The first picture of Eddie Redmayne in The Danish Girl has been revealed.
In his first role since winning the Best Actor award at the Oscars, Redmayne plays Lili Elbe: an artist, and the first person to successfully undergo gender reassignment surgery.
Born in Denmark in 1882, Einar Wegener married fellow artist Gerta Gottlieb in 1904. “Lili Elbe” first came into being when Wegener dressed in women’s clothing to provide Gottlieb with a model.
They settled in Paris in 1912, and, with the support of his wife, who was a lesbian, Wegener lived as a woman, regularly dressing so in public.
In 1930, Wegener underwent one of the first reassignment surgery operations in Germany. He stopped painting once he had transitioned, believing that was a part of Wegener’s life rather than Lili’s, and his marriage to Gottlieb was dissolved. Elbe died in 1931 after an unsuccessful uterus transplant.
The film is directed by Tom Hooper, who directed The King’s Speech and Les Miserables, the latter of which starred Redmayne as Marius.
Earlier this year Redmayne revealed that The Danish Girl was an “extraordinary love story”, and that he had met trans people to research the role.

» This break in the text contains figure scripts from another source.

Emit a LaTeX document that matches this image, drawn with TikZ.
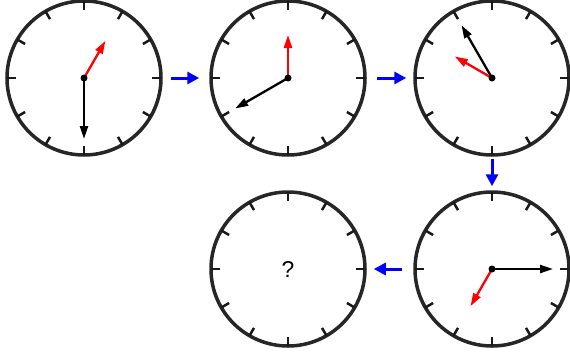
\documentclass[tikz,border=0pt]{standalone}
\usepackage{fontspec}
\setmainfont{Liberation Sans}
\usetikzlibrary{
  arrows.meta,
  calc
}

\begin{document}
\begin{tikzpicture}[x=1bp,y=1bp,>=Latex,
  clock/.style={draw=black!85,line width=3.5bp,circle,minimum size=154bp,inner sep=0pt},
  tickmark/.style={black!90,line width=2.5bp},
  minhand/.style={black,line width=2.3bp,-{Triangle[length=13bp,width=8bp]}},
  hourhand/.style={minhand,red},
  flow/.style={blue,line width=3bp,-{Triangle[length=12bp,width=12bp]}}]
  \useasboundingbox (0,0) rectangle (570,358);
  \node[clock] (c1) at (84,280) {};
  \node[clock] (c2) at (288,280) {};
  \node[clock] (c3) at (492,280) {};
  \node[clock] (c4) at (492,89) {};
  \node[clock,font=\fontsize{23}{28}\selectfont] (c5) at (288,89) {?};
  \foreach \c in {c1,c2,c3,c4,c5}
    \foreach \k in {0,...,11}
      \draw[tickmark] ($(\c)+(\k*30:77)$) -- ($(\c)+(\k*30:68)$);
  \foreach \c/\h/\m in {c1/60/-90,c2/90/210,c3/150/120,c4/240/0} {
    \coordinate (\c m) at ($(\c)+(\m:61)$);
    \coordinate (\c h) at ($(\c)+(\h:43)$);
    \draw[minhand] (\c.center) -- (\c m);
    \draw[hourhand] (\c.center) -- (\c h);
    \fill (\c) circle (3.5bp);
  }
  \draw[flow,shorten <=8bp,shorten >=10bp] (c1) -- (c2);
  \draw[flow,shorten <=10bp,shorten >=7bp] (c2) -- (c3);
  \draw[flow,shorten <=2bp,shorten >=4bp] (c3) -- (c4);
  \draw[flow,shorten <=11bp,shorten >=7bp] (c4) -- (c5);
\end{tikzpicture}
\end{document}
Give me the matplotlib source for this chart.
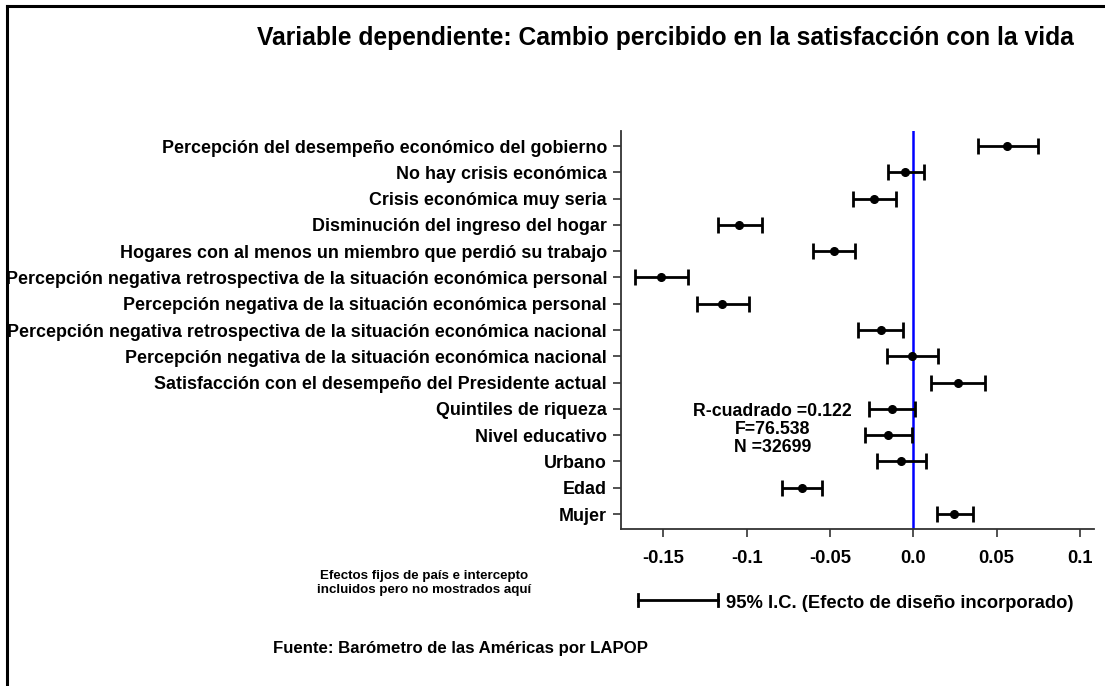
import numpy as np
import matplotlib
matplotlib.use('Agg')
import matplotlib.pyplot as plt
from matplotlib.lines import Line2D

plt.rcParams['font.family'] = ['Liberation Sans', 'DejaVu Sans']
plt.rcParams['font.weight'] = 'bold'

# variables, top to bottom
labels = [
    "Percepción del desempeño económico del gobierno",
    "No hay crisis económica",
    "Crisis económica muy seria",
    "Disminución del ingreso del hogar",
    "Hogares con al menos un miembro que perdió su trabajo",
    "Percepción negativa retrospectiva de la situación económica personal",
    "Percepción negativa de la situación económica personal",
    "Percepción negativa retrospectiva de la situación económica nacional",
    "Percepción negativa de la situación económica nacional",
    "Satisfacción con el desempeño del Presidente actual",
    "Quintiles de riqueza",
    "Nivel educativo",
    "Urbano",
    "Edad",
    "Mujer",
]
coef = [0.0564, -0.0048, -0.0234, -0.1044, -0.0474, -0.1512, -0.1146,
        -0.0196, -0.0010, 0.0266, -0.0130, -0.0150, -0.0072, -0.0668, 0.0246]
ci_low = [0.0386, -0.0154, -0.0360, -0.1174, -0.0600, -0.1672, -0.1300,
          -0.0334, -0.0156, 0.0104, -0.0264, -0.0290, -0.0218, -0.0790, 0.0144]
ci_high = [0.0746, 0.0064, -0.0102, -0.0910, -0.0350, -0.1350, -0.0986,
           -0.0060, 0.0148, 0.0430, 0.0008, -0.0006, 0.0076, -0.0550, 0.0356]
xticks = [-0.15, -0.1, -0.05, 0.0, 0.05, 0.1]
xticklabels = ["-0.15", "-0.1", "-0.05", "0.0", "0.05", "0.1"]

coef = np.array(coef)
err = [coef - np.array(ci_low), np.array(ci_high) - coef]
y = np.arange(len(labels), 0, -1)

fig = plt.figure(figsize=(11.05, 6.86), dpi=100)
ax = fig.add_axes([0.562, 0.2284, 0.428, 0.5806])

ax.axvline(0, color='#0000ff', lw=1.8, zorder=1)
ax.errorbar(coef, y, xerr=err, fmt='o', color='black', ms=5.5,
            ecolor='black', elinewidth=2, capsize=5.5, capthick=2, zorder=3)

ax.set_xlim(-0.1754, 0.1084)
ax.set_ylim(0.42, len(labels) + 0.57)
ax.set_yticks(y)
ax.set_yticklabels(labels, fontsize=12.9, fontweight='bold')
ax.set_xticks(xticks)
ax.set_xticklabels(xticklabels, fontsize=13.2, fontweight='bold')
ax.tick_params(axis='both', length=6, width=1.2, color='#333333', pad=4)
ax.tick_params(axis='x', pad=9)
for s in ['top', 'right']:
    ax.spines[s].set_visible(False)
for s in ['left', 'bottom']:
    ax.spines[s].set_linewidth(1.3)
    ax.spines[s].set_color('#333333')

ax.text(-0.0845, 4.23, "R-cuadrado =0.122\nF=76.538\nN =32699",
        ha='center', va='center', fontsize=12.8, fontweight='bold',
        linespacing=1.08)

fig.text(0.602, 0.945, "Variable dependiente: Cambio percibido en la satisfacción con la vida",
         ha='center', va='center', fontsize=17.7, fontweight='bold')

fig.text(0.3835, 1 - 583 / 686, "Efectos fijos de país e intercepto\nincluidos pero no mostrados aquí",
         ha='center', va='center', fontsize=9.6, fontweight='bold', linespacing=1.15)

# legend for the interval bars
lx0, lx1, ly = 638 / 1105, 718 / 1105, 1 - 600 / 686
fig.add_artist(Line2D([lx0, lx1], [ly, ly], color='black', lw=2))
for lx in (lx0, lx1):
    fig.add_artist(Line2D([lx, lx], [ly - 0.009, ly + 0.009], color='black', lw=2))
fig.text(726 / 1105, 1 - 603 / 686, "95% I.C. (Efecto de diseño incorporado)",
         ha='left', va='center', fontsize=13.2, fontweight='bold')

fig.text(273 / 1105, 1 - 649 / 686, "Fuente: Barómetro de las Américas por LAPOP",
         ha='left', va='center', fontsize=12.1, fontweight='bold')

# frame around the figure (left and top edges)
fig.add_artist(Line2D([7 / 1105, 7 / 1105], [0, 1 - 6 / 686], color='black', lw=2.2))
fig.add_artist(Line2D([7 / 1105, 1], [1 - 6 / 686, 1 - 6 / 686], color='black', lw=2.2))

fig.savefig('out.png', dpi=100)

“There’s extraordinary bravery and brilliant people that I’ve met, so I’m hoping it will be an interesting experience,” he said.
He also spoke about the controversy surrounding the casting of a cisgender – a non-transgender person – male actor in the role.
“There is an incredibly valid discussion for why a trans actress isn’t playing the part, because there are so many brilliant trans actresses, and I’m sure there are many who could play this part sensationally,” he said.
“But one of the complications is that nowadays you have hormones, and many trans women have taken hormones. But to start this part playing male you’d have to come off the hormones, so that has been a discussion as well. Because back in that period there weren’t hormones.
“There’s also a great history of cisgender, cis people sort of gaining on the back of trans stories, and I absolutely understand that that is not cool. But I hope firstly this is a specific period piece, and really is set in its time, in which the bravery that it took, if you were in your mind not of the same gender as your physical being, to undertake when there was no question… no one had done it before. So it was basically death or… But the absolute need to be authentic and strive to be comfortable in your own… or to be your own gender, was pretty formidable and brave to me.”
Redmayne has reunited with movement director Alexandra Reynolds, who helped him perfect his movements as Professor Stephen Hawking in The Theory of Everything.